His observations about selling and listening are dead on. Some people have the impulse to just keep talking or selling. “Just fight the impulse and literally take a silent breath,” he told me. 

Body language matters a great deal when you’re communicating in person, Allan said. And, it can betray you if you’re not “really” listening.  When you’re talking to someone, if you’re not engaged, it’s really obvious. Could anything be ruder than to look at your phone during a conversation? This happens all too often when you’re comfortable with the person you’re in front of. How often do you do this with a customer, an employee, your wife or husband? Imagine if you did that during your first meeting – there wouldn’t be a second. Distracted listening shows how little you care about the person in front of you and how little you care about their issues, and how little you respect their time.

Allan had clearly decided that becoming a better listener, something that everyone can do, turned him into a more successful salesperson.

After talking to Allan, I can’t help but wonder how many business and personal relationships have never flourished because of poor listening. After all, the basis of human interaction is how we communicate. If we’re not listening properly, we often end up sending a myriad of mixed signals. From a business perspective, how many sales have we lost because we stopped listening to the customer? How much friction could owners and managers have reduced if they had taken a deep breath, thought carefully, and made an attentive decision before uttering a snap decision? 

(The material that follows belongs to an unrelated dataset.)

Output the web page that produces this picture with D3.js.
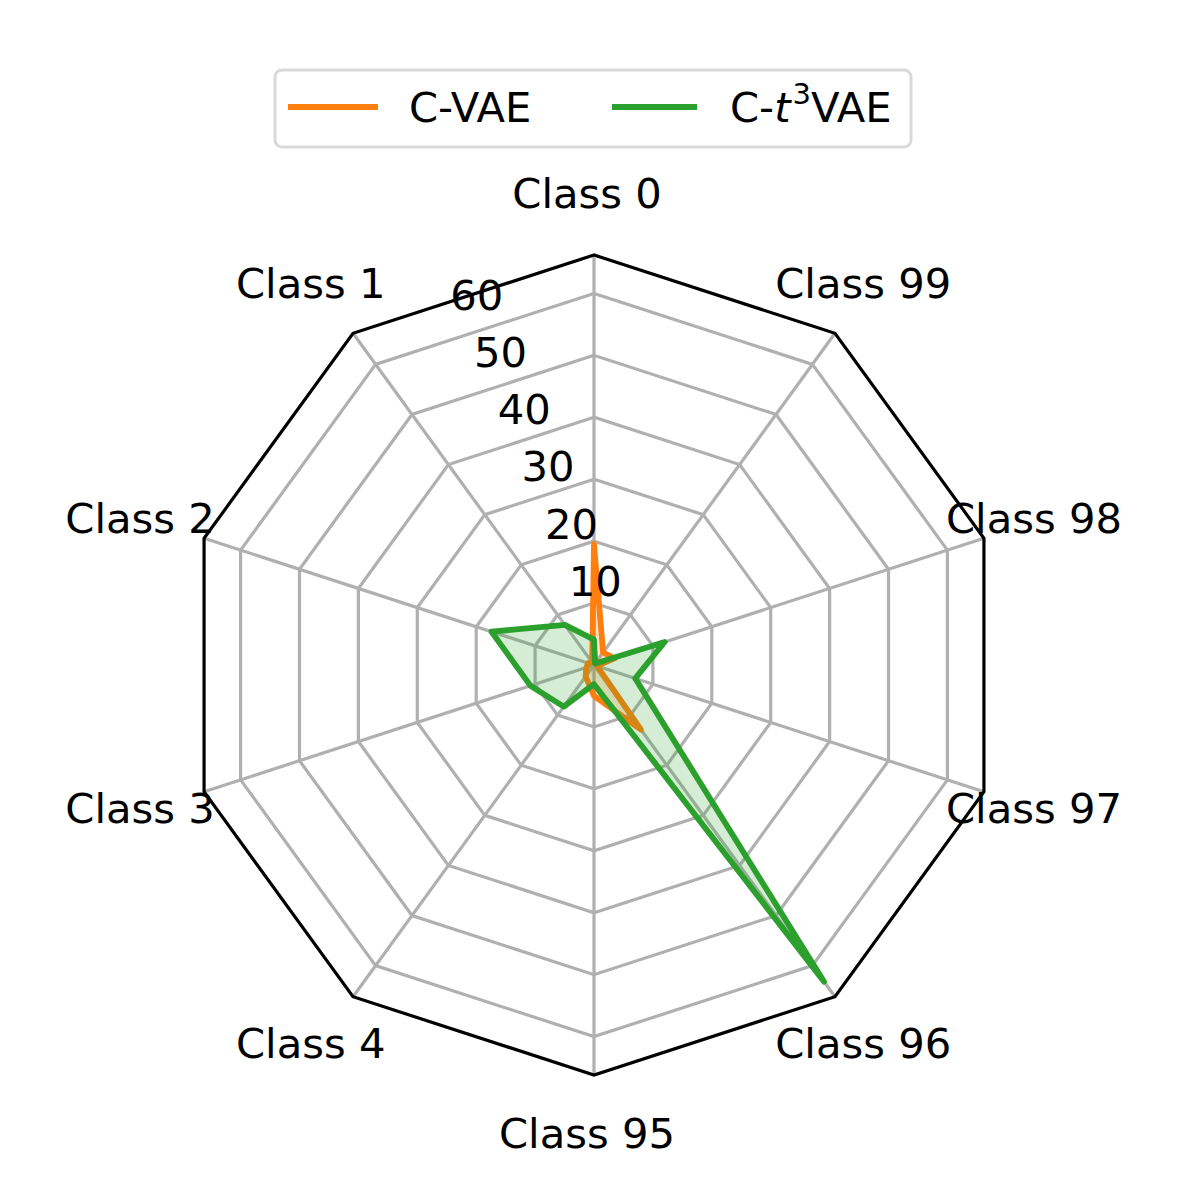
<!DOCTYPE html>
<html>
<head>
<meta charset="utf-8">
<script src="https://cdn.jsdelivr.net/npm/d3@7"></script>
<style>
  body { margin: 0; background: #fff; }
  svg { display: block; font-family: "DejaVu Sans", sans-serif; }
</style>
</head>
<body>
<script>
// classes, counter-clockwise from the top
var classes = ['Class 0', 'Class 1', 'Class 2', 'Class 3', 'Class 4',
               'Class 95', 'Class 96', 'Class 97', 'Class 98', 'Class 99'];
var cvae   = [19.5, 0.5, 1.0, 1.3, 2.3, 5.0, 12.9, 0.5, 3.5, 2.5];
var ct3vae = [4.1, 8.0, 17.4, 10.8, 8.3, 3.1, 63.2, 7.0, 12.0, 0.3];
var ticks = [10, 20, 30, 40, 50, 60];
var rMax = 66.2;

var width = 1200, height = 1200,
    cx = 594, cy = 665,
    fontSize = 41.7;

var svg = d3.select('body').append('svg')
    .attr('width', width).attr('height', height);

var r = d3.scaleLinear().domain([0, rMax]).range([0, 410]);
var angle = function(i) { return -i * 2 * Math.PI / classes.length; };

var g = svg.append('g').attr('transform', 'translate(' + cx + ',' + cy + ')');

var ring = d3.lineRadial()
    .angle(function(d, i) { return angle(i); })
    .curve(d3.curveLinearClosed);

// grid rings
g.selectAll('.ring').data(ticks).enter().append('path')
    .attr('d', function(t) { return ring.radius(r(t))(classes); })
    .attr('fill', 'none').attr('stroke', '#b0b0b0').attr('stroke-width', 3.2);

// spokes
g.selectAll('.spoke').data(classes).enter().append('line')
    .attr('x1', 0).attr('y1', 0)
    .attr('x2', function(d, i) { return r(rMax) * Math.sin(angle(i)); })
    .attr('y2', function(d, i) { return -r(rMax) * Math.cos(angle(i)); })
    .attr('stroke', '#b0b0b0').attr('stroke-width', 3.2);

// outer frame
g.append('path')
    .attr('d', ring.radius(r(rMax))(classes))
    .attr('fill', 'none').attr('stroke', '#000').attr('stroke-width', 3.2);

// series
var series = [
  { name: 'C-VAE', values: cvae, color: '#ff7f0e' },
  { name: 'C-t3VAE', values: ct3vae, color: '#2ca02c' }
];
var shape = d3.lineRadial()
    .angle(function(d, i) { return angle(i); })
    .radius(function(d) { return r(d); })
    .curve(d3.curveLinearClosed);

series.forEach(function(s) {
  g.append('path').attr('d', shape(s.values))
      .attr('fill', s.color).attr('fill-opacity', 0.2).attr('stroke', 'none');
  g.append('path').attr('d', shape(s.values))
      .attr('fill', 'none').attr('stroke', s.color).attr('stroke-width', 5.8)
      .attr('stroke-linejoin', 'round').attr('stroke-linecap', 'round');
});

// radial tick labels along 22.5 degrees
var la = 22.5 * Math.PI / 180;
g.selectAll('.rlabel').data(ticks).enter().append('text')
    .attr('x', function(t) { return -r(t) * Math.sin(la) + 25; })
    .attr('y', function(t) { return -r(t) * Math.cos(la) - 27; })
    .attr('dy', '0.36em')
    .attr('text-anchor', 'middle')
    .attr('font-size', fontSize)
    .text(function(t) { return t; });

// class labels
g.selectAll('.clabel').data(classes).enter().append('text')
    .attr('x', function(d, i) { return 470 * Math.sin(angle(i)) - 7; })
    .attr('y', function(d, i) { return -470 * Math.cos(angle(i)) - 2; })
    .attr('dy', '0.36em')
    .attr('text-anchor', 'middle')
    .attr('font-size', fontSize)
    .text(function(d) { return d; });

// legend
var legend = svg.append('g');
legend.append('rect')
    .attr('x', 275).attr('y', 70).attr('width', 636).attr('height', 77)
    .attr('rx', 7).attr('fill', '#fff')
    .attr('stroke', '#d9d9d9').attr('stroke-width', 3);

legend.append('line').attr('x1', 288).attr('x2', 378).attr('y1', 107).attr('y2', 107)
    .attr('stroke', series[0].color).attr('stroke-width', 5.8);
legend.append('text').attr('x', 409).attr('y', 107).attr('dy', '0.36em')
    .attr('font-size', fontSize).text('C-VAE');

legend.append('line').attr('x1', 612).attr('x2', 697).attr('y1', 107).attr('y2', 107)
    .attr('stroke', series[1].color).attr('stroke-width', 5.8);
var t3 = legend.append('text').attr('x', 730).attr('y', 107).attr('dy', '0.36em')
    .attr('font-size', fontSize);
t3.append('tspan').text('C-');
t3.append('tspan').attr('font-style', 'italic').text('t');
t3.append('tspan').attr('font-size', 29).attr('dx', 2).attr('dy', -18).text('3');
t3.append('tspan').attr('dy', 18).text('VAE');
</script>
</body>
</html>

Allan’s observations served as a valuable reminder to me that we can all improve our listening game. You would be hard-pressed to read a book on communications or leadership that doesn’t mention enhancing your listening skills. 

Given my conversation with Allan, I couldn’t resist offering a few salient tips that could help all of us become better listeners. These include:

1.     Give the person talking your full attention (put that phone away).
2.    Approach each statement you disagree on with an open mind. Don’t make shoot-from-the-hip judgments.
3.    Practice patience. It’s a virtue shared by every good listener.
4.    Avoid interrupting. Let the speaker finish what they want to say.
5.    When you’re done saying what you want to say, stop.

Follow these tips, and you might be pleasantly surprised by what you can learn from people. That, in turn, could help make you a more interesting conversationalist and more influential.

Resist the impulse to talk. Just listen.